読了してから少し間が空いてしまったので、記憶違いがあるかも知れません。
前回の記事て『ラバー・ソウル』をハードボイルド物だと勘違いして読み始めたと書きましたが、それもあって次はハードボイルド物を読みたいと思っていました。
未読の物で読みたいと思っていた自分のリストの中で、最初は絶対外れないだろうと思っていた『新宿鮫』(内容は一切知りません)を読もうとしていたんですが、これまたずっと読みたいと思っていた『長いお別れ』が新訳版で創元推理文庫から4月末に出ることを知り、急遽切り替えて本作を選びました。
『新宿鮫』はまた今度ということで、絶対読みます。
さて新訳版の『長い別れ』ということで、自分は初読ですので代表的な清水俊二さん訳の物や村上春樹さん訳の物と比較は出来ません。
この翻訳による作風の違いについてはあとがきで詳しく書かれており、それもなかなか面白かったです。
さてハードボイルド物の代表格と言える本作ですが、シリーズ物の中の一冊だということは知りませんでした。
ハードボイルド物ではキャラクターがとても大事になると思いますが、本作の主人公・マーロウはとても魅力的だと読み初めてすぐ感じました。
他人を思いやるというタイプではなく、自分が思ったように行動する結果がたまたま他人を救う場合がある、というようなタイプの男だと認識しています。
ちなみに本作だとメッチャ強そうだなと思える描写はありますが、戦闘シーンはそれほど多くありません。
主人公マーロウとレノックスの奇妙な友情の物語なんですが、レノックスが出てくるのは序盤だけになります。
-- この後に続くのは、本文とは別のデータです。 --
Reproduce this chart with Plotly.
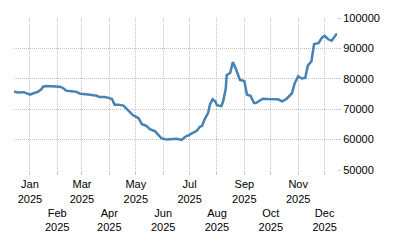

その後はレノックスの容疑を晴らすチャンスが訪れ、その為に?奮闘するマーロウの姿が描かれています。
それもレノックスを思いやって、というよりもレノックスを信じた自分を信じて行動していると言う方がしっくり来ます。
キャラクターは好きだと思える人物も多いんですが、内容はただただ長かったような印象でした。
推理小説らしく、色々な行動や事実には裏がある訳です。
マーロウは自分で推理をしていて、それに基づいて色々な行動をしているようなんですが、どんな推理を組み立ているのかは読者側にはよく分かりません。
段々と何となくの推理が出来るようにはなってくるんですが、それは大体の事に片がついてからになります。
それは他の推理小説でも同じなんですが、情緒不安定な人物が多くて読んでいて疲れてしまいました。
アメリカ人らしいと言って良いのか分かりませんが、感情的に話す人物が多い中でマーロウだけが冷静だった気がします。
そのマーロウも回りくどい慎重なやり方(最後は大胆)で、それもある意味しんどかったです。
「別れを告げるということは、ほんの少し死ぬことだ」
これが本作の全てを表している台詞だと思います。
考えるな感じろ、と言わんばかりの男らしい雰囲気と読後感は好きです。
ただその余韻に浸るというよりも、「長かった…」と思ってしまったことは否めないです。
レイモンド・チャンドラーの他の作品も読んでみたいとは思いました。